PROVIDED RECORDS.

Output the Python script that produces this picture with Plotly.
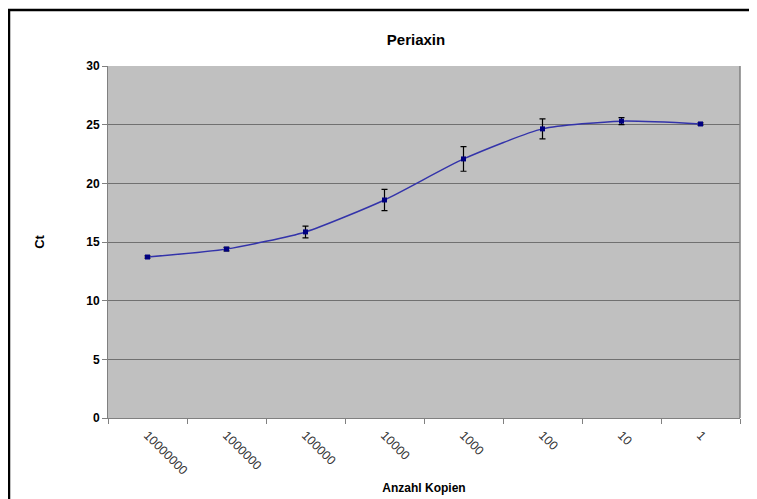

---

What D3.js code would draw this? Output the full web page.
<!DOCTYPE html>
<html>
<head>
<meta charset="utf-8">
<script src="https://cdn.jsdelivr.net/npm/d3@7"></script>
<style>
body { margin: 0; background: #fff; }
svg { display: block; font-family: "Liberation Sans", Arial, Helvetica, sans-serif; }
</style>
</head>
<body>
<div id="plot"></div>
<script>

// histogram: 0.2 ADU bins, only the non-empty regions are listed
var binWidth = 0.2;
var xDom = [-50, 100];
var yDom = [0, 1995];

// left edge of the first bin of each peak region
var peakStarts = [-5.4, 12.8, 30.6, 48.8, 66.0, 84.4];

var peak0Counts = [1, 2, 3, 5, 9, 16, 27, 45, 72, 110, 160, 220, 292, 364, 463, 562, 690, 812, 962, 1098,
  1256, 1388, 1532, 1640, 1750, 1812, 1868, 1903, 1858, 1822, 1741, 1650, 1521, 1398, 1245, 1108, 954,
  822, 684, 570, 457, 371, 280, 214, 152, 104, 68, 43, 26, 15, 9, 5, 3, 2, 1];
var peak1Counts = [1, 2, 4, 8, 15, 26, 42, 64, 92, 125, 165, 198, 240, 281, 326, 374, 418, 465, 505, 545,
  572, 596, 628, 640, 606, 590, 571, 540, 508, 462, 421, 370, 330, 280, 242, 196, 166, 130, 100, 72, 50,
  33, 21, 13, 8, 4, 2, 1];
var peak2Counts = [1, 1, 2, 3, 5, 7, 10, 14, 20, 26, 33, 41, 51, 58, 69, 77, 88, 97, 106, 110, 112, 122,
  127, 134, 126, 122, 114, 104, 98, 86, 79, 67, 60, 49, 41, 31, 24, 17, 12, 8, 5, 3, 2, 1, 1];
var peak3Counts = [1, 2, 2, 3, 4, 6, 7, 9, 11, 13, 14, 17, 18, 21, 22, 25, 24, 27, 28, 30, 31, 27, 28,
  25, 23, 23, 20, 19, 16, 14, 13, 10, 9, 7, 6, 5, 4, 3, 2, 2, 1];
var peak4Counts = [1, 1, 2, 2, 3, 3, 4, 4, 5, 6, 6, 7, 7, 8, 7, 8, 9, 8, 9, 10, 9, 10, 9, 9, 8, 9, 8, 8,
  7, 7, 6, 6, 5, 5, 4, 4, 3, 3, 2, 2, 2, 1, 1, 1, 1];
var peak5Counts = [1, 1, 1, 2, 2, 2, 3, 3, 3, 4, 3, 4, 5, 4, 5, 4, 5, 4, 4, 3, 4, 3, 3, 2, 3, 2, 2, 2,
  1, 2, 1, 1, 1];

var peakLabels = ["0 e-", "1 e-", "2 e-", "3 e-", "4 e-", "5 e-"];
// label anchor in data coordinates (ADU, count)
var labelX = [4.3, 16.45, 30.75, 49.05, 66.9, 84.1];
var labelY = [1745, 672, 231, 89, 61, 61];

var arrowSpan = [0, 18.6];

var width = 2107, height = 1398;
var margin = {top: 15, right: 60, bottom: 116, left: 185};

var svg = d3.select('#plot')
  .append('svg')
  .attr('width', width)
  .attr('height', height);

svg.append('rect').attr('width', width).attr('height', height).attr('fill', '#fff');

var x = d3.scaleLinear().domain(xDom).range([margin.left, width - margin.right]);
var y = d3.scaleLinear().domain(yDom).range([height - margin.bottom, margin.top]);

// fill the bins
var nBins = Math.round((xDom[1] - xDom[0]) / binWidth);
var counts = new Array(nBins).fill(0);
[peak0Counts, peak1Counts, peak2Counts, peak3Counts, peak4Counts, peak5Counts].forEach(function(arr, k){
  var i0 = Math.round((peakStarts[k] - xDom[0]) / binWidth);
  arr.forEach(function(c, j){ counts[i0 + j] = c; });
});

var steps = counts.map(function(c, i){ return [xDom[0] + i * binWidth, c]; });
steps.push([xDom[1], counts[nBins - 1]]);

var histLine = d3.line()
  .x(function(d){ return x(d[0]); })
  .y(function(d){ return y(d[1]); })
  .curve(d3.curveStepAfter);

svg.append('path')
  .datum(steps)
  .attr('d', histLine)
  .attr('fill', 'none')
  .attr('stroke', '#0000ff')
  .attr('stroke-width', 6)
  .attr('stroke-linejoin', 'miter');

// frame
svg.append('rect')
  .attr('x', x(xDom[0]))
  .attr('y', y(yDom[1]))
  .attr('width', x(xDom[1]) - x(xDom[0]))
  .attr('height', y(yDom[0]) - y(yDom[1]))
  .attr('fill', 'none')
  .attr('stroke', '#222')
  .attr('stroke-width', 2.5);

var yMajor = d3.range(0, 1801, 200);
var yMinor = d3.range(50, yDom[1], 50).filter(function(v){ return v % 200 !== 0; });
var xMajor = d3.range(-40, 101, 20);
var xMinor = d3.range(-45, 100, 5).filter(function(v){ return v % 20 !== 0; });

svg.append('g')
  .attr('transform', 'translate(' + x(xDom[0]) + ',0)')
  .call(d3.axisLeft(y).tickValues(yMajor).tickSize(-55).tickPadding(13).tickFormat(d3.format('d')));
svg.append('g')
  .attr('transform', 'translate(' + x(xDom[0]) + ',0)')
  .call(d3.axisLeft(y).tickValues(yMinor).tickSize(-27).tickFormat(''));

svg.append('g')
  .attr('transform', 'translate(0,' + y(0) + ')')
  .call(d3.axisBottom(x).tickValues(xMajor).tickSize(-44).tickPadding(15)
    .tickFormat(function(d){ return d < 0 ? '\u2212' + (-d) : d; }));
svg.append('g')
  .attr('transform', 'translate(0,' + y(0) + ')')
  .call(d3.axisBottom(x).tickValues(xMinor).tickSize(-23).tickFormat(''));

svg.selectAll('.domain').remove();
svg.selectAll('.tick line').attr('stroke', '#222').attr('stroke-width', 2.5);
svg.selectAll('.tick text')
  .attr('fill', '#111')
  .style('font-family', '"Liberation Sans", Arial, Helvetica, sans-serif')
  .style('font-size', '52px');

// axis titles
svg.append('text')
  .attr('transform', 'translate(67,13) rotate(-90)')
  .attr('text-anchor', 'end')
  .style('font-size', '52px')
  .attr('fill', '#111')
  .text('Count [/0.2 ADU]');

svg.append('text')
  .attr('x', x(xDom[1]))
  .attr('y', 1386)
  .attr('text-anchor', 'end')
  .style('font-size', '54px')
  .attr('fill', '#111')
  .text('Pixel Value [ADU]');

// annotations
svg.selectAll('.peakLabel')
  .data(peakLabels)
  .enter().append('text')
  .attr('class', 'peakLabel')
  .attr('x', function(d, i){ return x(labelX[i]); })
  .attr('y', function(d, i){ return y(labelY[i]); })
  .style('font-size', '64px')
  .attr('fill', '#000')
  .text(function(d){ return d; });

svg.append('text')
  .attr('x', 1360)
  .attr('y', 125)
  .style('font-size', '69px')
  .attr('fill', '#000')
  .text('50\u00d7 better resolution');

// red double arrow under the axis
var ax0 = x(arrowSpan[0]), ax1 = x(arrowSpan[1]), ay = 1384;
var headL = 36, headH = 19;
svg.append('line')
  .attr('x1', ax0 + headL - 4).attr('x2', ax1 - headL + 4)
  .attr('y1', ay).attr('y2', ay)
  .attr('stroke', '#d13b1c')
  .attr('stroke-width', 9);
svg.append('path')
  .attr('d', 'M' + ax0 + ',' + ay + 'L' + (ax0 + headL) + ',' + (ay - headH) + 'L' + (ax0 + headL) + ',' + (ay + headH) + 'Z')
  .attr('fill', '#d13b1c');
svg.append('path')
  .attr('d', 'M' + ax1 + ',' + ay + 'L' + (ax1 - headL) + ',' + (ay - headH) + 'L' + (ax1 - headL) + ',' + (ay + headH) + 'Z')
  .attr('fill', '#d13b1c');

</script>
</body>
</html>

--

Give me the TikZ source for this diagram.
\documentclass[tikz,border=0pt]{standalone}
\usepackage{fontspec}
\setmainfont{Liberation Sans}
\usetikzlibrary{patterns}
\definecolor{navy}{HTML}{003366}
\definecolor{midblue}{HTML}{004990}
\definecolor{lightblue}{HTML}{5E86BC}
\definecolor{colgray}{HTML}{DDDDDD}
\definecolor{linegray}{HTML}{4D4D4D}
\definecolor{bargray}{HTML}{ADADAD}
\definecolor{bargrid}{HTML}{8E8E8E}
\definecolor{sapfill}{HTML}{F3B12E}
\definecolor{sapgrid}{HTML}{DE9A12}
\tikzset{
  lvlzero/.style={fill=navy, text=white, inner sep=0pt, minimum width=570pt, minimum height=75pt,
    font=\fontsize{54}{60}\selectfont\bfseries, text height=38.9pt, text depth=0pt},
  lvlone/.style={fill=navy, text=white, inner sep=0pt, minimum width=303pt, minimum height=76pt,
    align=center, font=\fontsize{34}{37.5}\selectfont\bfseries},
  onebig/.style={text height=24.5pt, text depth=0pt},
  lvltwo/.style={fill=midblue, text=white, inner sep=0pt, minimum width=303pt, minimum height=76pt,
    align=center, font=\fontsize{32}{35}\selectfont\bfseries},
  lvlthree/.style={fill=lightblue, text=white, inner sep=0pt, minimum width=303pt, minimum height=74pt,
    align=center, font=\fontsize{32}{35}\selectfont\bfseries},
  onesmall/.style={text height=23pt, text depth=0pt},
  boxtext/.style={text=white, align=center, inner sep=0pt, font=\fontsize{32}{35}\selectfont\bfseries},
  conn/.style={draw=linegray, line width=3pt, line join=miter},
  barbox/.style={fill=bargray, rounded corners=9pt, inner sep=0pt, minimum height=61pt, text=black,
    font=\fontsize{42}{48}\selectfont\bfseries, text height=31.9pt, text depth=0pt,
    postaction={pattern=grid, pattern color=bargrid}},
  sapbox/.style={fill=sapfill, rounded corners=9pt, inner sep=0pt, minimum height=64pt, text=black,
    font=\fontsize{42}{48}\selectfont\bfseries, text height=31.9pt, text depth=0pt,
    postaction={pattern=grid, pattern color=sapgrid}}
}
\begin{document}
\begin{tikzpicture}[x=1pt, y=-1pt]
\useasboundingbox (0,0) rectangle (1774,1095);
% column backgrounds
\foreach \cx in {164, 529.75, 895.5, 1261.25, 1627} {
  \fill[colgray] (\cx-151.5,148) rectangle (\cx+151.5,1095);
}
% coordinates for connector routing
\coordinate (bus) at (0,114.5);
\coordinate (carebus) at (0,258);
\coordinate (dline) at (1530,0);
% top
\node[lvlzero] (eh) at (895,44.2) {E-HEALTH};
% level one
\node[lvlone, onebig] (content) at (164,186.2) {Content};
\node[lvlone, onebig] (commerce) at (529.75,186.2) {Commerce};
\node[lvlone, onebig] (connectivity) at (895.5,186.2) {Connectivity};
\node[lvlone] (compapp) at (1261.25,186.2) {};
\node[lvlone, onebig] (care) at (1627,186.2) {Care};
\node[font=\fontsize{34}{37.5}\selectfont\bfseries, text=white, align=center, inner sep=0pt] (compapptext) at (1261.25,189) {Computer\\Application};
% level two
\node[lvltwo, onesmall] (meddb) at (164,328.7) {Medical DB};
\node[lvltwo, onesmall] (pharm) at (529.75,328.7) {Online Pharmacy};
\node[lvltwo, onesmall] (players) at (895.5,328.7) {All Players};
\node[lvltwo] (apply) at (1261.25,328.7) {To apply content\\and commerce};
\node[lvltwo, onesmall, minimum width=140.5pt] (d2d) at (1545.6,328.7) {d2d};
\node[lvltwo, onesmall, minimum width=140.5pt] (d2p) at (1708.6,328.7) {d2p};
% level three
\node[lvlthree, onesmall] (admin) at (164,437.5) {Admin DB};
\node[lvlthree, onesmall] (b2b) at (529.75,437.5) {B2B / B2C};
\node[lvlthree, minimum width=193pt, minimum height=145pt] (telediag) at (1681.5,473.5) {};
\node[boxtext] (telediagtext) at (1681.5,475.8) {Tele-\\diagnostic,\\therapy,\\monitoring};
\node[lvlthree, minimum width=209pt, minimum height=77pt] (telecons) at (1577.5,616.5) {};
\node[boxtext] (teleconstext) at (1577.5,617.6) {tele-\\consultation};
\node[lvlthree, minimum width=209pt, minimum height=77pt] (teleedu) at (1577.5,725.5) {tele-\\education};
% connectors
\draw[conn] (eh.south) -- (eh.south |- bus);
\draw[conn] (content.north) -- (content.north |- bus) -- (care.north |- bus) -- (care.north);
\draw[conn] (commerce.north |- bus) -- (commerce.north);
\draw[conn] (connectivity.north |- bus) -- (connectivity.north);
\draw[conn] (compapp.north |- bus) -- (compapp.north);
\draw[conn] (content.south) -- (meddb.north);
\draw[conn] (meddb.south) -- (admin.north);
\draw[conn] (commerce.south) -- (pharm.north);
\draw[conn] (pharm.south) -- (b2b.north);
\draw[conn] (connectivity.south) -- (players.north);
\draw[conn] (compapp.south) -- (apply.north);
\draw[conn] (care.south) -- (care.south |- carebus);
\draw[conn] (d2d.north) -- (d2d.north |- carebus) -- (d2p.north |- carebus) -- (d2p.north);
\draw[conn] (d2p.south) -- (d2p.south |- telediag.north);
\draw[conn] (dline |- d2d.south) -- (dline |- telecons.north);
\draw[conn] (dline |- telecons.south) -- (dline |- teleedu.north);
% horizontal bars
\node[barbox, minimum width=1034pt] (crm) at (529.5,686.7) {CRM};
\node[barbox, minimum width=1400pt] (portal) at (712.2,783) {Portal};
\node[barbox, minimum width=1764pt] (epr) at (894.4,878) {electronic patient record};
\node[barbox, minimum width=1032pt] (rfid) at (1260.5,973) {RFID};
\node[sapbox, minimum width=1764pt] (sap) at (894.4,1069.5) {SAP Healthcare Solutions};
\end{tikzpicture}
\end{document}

TASK PROMPT.
Extract and reproduce exactly the lines opening with the line containing "What D3.js code" and closing with the line containing "1, 2, 1, 1, 1];", inclusive.

SOLUTION.
What D3.js code would draw this? Output the full web page.
<!DOCTYPE html>
<html>
<head>
<meta charset="utf-8">
<script src="https://cdn.jsdelivr.net/npm/d3@7"></script>
<style>
body { margin: 0; background: #fff; }
svg { display: block; font-family: "Liberation Sans", Arial, Helvetica, sans-serif; }
</style>
</head>
<body>
<div id="plot"></div>
<script>

// histogram: 0.2 ADU bins, only the non-empty regions are listed
var binWidth = 0.2;
var xDom = [-50, 100];
var yDom = [0, 1995];

// left edge of the first bin of each peak region
var peakStarts = [-5.4, 12.8, 30.6, 48.8, 66.0, 84.4];

var peak0Counts = [1, 2, 3, 5, 9, 16, 27, 45, 72, 110, 160, 220, 292, 364, 463, 562, 690, 812, 962, 1098,
  1256, 1388, 1532, 1640, 1750, 1812, 1868, 1903, 1858, 1822, 1741, 1650, 1521, 1398, 1245, 1108, 954,
  822, 684, 570, 457, 371, 280, 214, 152, 104, 68, 43, 26, 15, 9, 5, 3, 2, 1];
var peak1Counts = [1, 2, 4, 8, 15, 26, 42, 64, 92, 125, 165, 198, 240, 281, 326, 374, 418, 465, 505, 545,
  572, 596, 628, 640, 606, 590, 571, 540, 508, 462, 421, 370, 330, 280, 242, 196, 166, 130, 100, 72, 50,
  33, 21, 13, 8, 4, 2, 1];
var peak2Counts = [1, 1, 2, 3, 5, 7, 10, 14, 20, 26, 33, 41, 51, 58, 69, 77, 88, 97, 106, 110, 112, 122,
  127, 134, 126, 122, 114, 104, 98, 86, 79, 67, 60, 49, 41, 31, 24, 17, 12, 8, 5, 3, 2, 1, 1];
var peak3Counts = [1, 2, 2, 3, 4, 6, 7, 9, 11, 13, 14, 17, 18, 21, 22, 25, 24, 27, 28, 30, 31, 27, 28,
  25, 23, 23, 20, 19, 16, 14, 13, 10, 9, 7, 6, 5, 4, 3, 2, 2, 1];
var peak4Counts = [1, 1, 2, 2, 3, 3, 4, 4, 5, 6, 6, 7, 7, 8, 7, 8, 9, 8, 9, 10, 9, 10, 9, 9, 8, 9, 8, 8,
  7, 7, 6, 6, 5, 5, 4, 4, 3, 3, 2, 2, 2, 1, 1, 1, 1];
var peak5Counts = [1, 1, 1, 2, 2, 2, 3, 3, 3, 4, 3, 4, 5, 4, 5, 4, 5, 4, 4, 3, 4, 3, 3, 2, 3, 2, 2, 2,
  1, 2, 1, 1, 1];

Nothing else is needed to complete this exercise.